The Earl of Worcester's Men was an acting company in Renaissance England. An early formation of the company, wearing the livery of William Somerset, 3rd Earl of Worcester, is among the companies known to have toured the country in the mid-sixteenth century. A later iteration of the company toured through the 1580s and '90s; little is known about its activities, though in 1583 it included the sixteen-year-old Edward Alleyn, at the start of his illustrious career.[1]

By the start of the seventeenth century, Edward Somerset, 4th Earl of Worcester was moving up into the higher levels of the late-Elizabethan social and political structure; in April 1601 he became the Queen's Master of the Horse.[2] It was to add to his prestige that Worcester wanted to bring his players to London. Through the 1590s, only two companies of adult players, the Lord Chamberlain's Men and the Admiral's Men, had been officially allowed in London. Worcester was able to make his company the third, with a license of the Privy Council as of 31 March 1602. The company was initially supposed to play only at the Boar's Head Inn; but by August of that year they were negotiating with Philip Henslowe. Soon they were playing at his Rose Theatre, which the Admiral's Men had vacated when they moved to the Fortune in 1600. (Henslowe did business with the members of Worcester's Men as he had with the Admiral's: many company members were soon in debt to him for small loans.)

During their first year with Henslowe,[3] Worcester's Men purchased a dozen plays from Henslowe's stable of regular house dramatists: Thomas Dekker, Wentworth Smith, John Day, Henry Chettle, Richard Hathwaye, and even a young John Webster. Most have not survived. The fee for a play was normally £6, sometimes a pound or two higher; Dekker got an extra 10 shillings for one of his solo works.[4]

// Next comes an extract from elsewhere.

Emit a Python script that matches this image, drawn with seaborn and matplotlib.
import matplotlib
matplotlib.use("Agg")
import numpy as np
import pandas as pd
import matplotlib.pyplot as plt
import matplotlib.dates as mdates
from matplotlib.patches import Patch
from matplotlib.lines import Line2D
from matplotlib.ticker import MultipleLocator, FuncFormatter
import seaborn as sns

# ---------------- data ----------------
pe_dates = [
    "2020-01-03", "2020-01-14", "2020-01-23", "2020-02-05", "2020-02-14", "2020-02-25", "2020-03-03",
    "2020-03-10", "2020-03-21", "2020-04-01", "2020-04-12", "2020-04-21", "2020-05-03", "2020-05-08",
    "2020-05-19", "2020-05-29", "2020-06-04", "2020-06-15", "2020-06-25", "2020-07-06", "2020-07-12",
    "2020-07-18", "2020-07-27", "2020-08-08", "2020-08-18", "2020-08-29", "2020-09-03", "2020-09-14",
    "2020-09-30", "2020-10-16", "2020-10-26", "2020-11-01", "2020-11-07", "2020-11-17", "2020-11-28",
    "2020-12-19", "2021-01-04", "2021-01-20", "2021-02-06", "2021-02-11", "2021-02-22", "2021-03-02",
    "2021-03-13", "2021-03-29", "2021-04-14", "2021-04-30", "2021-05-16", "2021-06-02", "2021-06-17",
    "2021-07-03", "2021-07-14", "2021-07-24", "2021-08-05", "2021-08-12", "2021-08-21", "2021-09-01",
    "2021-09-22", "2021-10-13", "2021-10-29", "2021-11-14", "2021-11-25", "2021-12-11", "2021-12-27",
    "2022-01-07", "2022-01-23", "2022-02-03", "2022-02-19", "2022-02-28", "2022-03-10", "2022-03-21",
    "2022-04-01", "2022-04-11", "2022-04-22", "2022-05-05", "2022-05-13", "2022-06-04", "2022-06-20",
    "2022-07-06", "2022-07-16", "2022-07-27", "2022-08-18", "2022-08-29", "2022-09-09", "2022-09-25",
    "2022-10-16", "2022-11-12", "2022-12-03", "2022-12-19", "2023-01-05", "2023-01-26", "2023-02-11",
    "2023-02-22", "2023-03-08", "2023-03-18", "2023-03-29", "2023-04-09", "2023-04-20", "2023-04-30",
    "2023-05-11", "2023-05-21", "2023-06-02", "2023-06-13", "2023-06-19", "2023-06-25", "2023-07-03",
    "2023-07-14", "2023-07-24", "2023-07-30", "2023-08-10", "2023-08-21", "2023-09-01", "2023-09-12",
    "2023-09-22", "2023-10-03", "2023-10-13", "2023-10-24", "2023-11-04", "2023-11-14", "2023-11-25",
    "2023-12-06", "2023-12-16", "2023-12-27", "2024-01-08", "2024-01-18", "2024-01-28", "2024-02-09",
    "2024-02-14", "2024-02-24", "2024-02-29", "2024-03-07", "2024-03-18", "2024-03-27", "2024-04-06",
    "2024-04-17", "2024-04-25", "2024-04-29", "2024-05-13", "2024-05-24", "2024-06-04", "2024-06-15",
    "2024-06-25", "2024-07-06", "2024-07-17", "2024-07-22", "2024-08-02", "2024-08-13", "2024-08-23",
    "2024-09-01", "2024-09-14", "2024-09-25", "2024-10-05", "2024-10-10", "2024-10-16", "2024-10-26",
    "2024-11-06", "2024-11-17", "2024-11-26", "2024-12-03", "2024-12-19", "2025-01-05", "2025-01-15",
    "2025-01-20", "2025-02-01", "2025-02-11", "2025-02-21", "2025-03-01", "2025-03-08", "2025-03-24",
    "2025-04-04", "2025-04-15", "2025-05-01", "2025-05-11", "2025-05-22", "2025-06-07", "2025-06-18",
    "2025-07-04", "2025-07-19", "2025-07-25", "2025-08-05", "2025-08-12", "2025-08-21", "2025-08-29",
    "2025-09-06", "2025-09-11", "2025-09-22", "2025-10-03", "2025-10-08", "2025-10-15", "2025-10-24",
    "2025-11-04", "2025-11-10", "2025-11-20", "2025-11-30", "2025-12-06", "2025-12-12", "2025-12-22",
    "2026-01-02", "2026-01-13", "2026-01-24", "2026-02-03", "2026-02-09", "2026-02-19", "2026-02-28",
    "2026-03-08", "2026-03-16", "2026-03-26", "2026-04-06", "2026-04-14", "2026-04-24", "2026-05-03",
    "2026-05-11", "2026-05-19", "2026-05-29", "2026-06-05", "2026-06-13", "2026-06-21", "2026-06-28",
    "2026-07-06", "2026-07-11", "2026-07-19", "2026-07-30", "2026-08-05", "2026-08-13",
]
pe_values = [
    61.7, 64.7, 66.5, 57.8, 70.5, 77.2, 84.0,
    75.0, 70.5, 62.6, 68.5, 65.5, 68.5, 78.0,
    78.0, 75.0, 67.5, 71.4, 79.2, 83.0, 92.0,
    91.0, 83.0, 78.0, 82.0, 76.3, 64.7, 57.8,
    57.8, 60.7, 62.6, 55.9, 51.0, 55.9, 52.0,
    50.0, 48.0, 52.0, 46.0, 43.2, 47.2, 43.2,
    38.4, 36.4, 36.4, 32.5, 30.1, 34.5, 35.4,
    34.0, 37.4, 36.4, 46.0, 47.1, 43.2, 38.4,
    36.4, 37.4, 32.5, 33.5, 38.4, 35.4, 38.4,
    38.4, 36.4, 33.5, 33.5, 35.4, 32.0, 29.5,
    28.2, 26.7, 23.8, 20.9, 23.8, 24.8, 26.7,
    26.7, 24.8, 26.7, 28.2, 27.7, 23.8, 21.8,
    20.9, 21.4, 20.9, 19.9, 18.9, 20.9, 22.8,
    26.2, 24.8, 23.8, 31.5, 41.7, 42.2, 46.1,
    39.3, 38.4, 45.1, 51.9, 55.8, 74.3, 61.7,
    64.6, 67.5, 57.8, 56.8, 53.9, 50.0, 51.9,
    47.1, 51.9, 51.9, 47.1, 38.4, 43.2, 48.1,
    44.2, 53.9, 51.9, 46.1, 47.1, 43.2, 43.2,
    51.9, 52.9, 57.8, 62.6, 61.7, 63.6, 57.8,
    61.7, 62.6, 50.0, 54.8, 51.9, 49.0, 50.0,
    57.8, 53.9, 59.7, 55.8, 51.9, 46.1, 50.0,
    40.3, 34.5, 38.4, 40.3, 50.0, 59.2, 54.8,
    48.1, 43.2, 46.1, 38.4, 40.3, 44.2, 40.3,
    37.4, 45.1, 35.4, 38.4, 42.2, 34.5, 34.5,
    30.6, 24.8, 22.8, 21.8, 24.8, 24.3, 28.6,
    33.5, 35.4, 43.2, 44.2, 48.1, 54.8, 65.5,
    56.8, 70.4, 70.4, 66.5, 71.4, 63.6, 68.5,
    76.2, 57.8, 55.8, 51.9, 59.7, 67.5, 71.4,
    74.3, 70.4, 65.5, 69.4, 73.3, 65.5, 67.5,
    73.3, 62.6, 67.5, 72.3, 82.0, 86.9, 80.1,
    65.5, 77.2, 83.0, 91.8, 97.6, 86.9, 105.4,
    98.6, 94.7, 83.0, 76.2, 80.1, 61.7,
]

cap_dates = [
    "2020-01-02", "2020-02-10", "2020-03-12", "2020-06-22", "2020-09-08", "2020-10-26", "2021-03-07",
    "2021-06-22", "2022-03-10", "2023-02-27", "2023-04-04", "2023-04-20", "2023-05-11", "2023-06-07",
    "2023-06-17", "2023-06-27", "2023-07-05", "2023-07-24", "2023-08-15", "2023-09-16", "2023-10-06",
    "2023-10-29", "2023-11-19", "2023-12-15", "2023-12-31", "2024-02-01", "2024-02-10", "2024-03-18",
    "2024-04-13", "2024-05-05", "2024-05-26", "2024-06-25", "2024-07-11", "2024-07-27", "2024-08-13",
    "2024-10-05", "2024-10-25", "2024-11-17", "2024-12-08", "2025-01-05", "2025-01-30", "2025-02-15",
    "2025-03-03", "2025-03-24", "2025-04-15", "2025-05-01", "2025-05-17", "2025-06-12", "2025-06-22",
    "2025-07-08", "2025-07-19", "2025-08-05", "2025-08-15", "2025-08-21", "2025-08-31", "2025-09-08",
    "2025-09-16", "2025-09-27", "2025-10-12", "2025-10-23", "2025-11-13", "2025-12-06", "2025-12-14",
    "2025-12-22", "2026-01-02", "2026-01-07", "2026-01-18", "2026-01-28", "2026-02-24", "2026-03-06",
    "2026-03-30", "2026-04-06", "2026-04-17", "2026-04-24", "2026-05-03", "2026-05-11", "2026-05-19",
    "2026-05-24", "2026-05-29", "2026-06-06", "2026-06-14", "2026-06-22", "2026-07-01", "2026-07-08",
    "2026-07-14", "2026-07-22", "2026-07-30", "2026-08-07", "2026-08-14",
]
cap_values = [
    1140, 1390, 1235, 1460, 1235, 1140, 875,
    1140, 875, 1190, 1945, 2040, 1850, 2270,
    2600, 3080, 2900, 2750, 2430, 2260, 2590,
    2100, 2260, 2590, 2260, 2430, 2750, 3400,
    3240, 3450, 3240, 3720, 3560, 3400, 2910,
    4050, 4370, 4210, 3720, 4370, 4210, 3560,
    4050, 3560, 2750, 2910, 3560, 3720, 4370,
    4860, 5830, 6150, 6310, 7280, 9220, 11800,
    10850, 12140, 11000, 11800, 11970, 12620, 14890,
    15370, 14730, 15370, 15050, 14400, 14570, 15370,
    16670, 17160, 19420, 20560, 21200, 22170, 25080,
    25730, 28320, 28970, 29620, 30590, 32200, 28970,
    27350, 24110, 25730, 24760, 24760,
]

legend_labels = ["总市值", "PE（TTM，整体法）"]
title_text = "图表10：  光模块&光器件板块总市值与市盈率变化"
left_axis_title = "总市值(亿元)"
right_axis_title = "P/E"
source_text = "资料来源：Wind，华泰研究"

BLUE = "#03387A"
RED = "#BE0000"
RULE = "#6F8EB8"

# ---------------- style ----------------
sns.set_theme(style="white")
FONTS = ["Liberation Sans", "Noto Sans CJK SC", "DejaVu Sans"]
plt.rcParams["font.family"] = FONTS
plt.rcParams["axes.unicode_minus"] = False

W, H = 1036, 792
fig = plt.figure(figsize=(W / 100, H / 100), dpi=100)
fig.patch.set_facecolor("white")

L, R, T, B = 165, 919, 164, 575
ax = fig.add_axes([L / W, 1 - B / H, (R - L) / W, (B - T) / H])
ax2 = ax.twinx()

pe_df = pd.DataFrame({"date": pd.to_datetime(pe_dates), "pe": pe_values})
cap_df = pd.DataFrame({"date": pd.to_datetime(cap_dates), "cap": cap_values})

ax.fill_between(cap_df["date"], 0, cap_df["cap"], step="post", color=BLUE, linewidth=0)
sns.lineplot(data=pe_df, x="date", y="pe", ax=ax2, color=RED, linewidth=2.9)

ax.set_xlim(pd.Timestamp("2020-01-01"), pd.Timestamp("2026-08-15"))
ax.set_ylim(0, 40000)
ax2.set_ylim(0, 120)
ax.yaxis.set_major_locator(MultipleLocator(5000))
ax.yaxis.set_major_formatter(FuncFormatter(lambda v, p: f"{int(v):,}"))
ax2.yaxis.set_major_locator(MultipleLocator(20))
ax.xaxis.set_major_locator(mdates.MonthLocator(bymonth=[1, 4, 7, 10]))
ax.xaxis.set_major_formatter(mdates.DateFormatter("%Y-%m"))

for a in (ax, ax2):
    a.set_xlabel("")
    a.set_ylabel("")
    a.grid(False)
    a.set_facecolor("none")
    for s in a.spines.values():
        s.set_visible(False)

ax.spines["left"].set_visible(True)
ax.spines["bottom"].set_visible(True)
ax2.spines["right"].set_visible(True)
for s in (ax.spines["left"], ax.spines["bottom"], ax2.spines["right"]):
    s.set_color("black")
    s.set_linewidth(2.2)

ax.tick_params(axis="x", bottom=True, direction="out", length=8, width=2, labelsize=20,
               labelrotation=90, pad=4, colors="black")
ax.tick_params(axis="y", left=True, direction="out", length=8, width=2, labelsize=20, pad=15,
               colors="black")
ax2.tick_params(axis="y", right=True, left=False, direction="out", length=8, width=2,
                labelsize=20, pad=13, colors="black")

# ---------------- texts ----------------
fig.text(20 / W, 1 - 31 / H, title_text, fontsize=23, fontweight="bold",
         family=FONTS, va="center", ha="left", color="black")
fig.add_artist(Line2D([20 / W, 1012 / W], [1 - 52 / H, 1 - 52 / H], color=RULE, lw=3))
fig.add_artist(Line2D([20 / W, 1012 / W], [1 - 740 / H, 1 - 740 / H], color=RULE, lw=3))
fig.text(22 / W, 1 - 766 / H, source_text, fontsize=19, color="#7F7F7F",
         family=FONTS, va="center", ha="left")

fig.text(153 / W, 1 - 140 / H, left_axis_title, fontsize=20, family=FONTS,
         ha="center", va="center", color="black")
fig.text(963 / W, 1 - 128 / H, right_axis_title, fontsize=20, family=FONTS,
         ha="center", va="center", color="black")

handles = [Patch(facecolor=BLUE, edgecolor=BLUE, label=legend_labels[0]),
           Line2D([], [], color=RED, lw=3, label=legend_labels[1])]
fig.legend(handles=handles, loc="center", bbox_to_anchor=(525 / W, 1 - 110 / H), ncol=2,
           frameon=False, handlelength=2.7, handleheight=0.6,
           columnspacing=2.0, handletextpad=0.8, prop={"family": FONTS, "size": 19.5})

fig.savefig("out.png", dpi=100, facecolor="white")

In this incarnation, Worcester's Men included, at one time or another, John Lowin, actor/playwright Thomas Heywood and the famous clown Will Kempe. Christopher Beeston joined Worcester's Men in August 1602, after leaving the Lord Chamberlain's Men; another player from that company, John Duke, made the same move sometime in 1602. And in the latter part of that year Worcester's absorbed Oxford's Men, another company that had previously been active mostly as a touring troupe. In February 1603 they played A Woman Killed with Kindness, often called Heywood's best play.

The troupe did not achieve a degree of success equal to that of the Lord Chamberlain's Men at the Globe or the Admiral's Men at the new Fortune; yet early in the reign of James I, the company received royal patronage and became Queen Anne's Men.

Notes

  1. Chambers, Vol. 2, p. 224.
  2. Chambers, Vol. 2, p. 225.
  3. The period for which the best data exists; the entries in Henslowe's Diary grow sporadic after 1603.
  4. Chambers, Vol. 2, p. 227.

References

  • Chambers, E. K. The Elizabethan Stage. 4 Volumes, Oxford, Clarendon Press, 1923.
  • Halliday, F. E. A Shakespeare Companion 1564–1964. Baltimore, Penguin, 1964.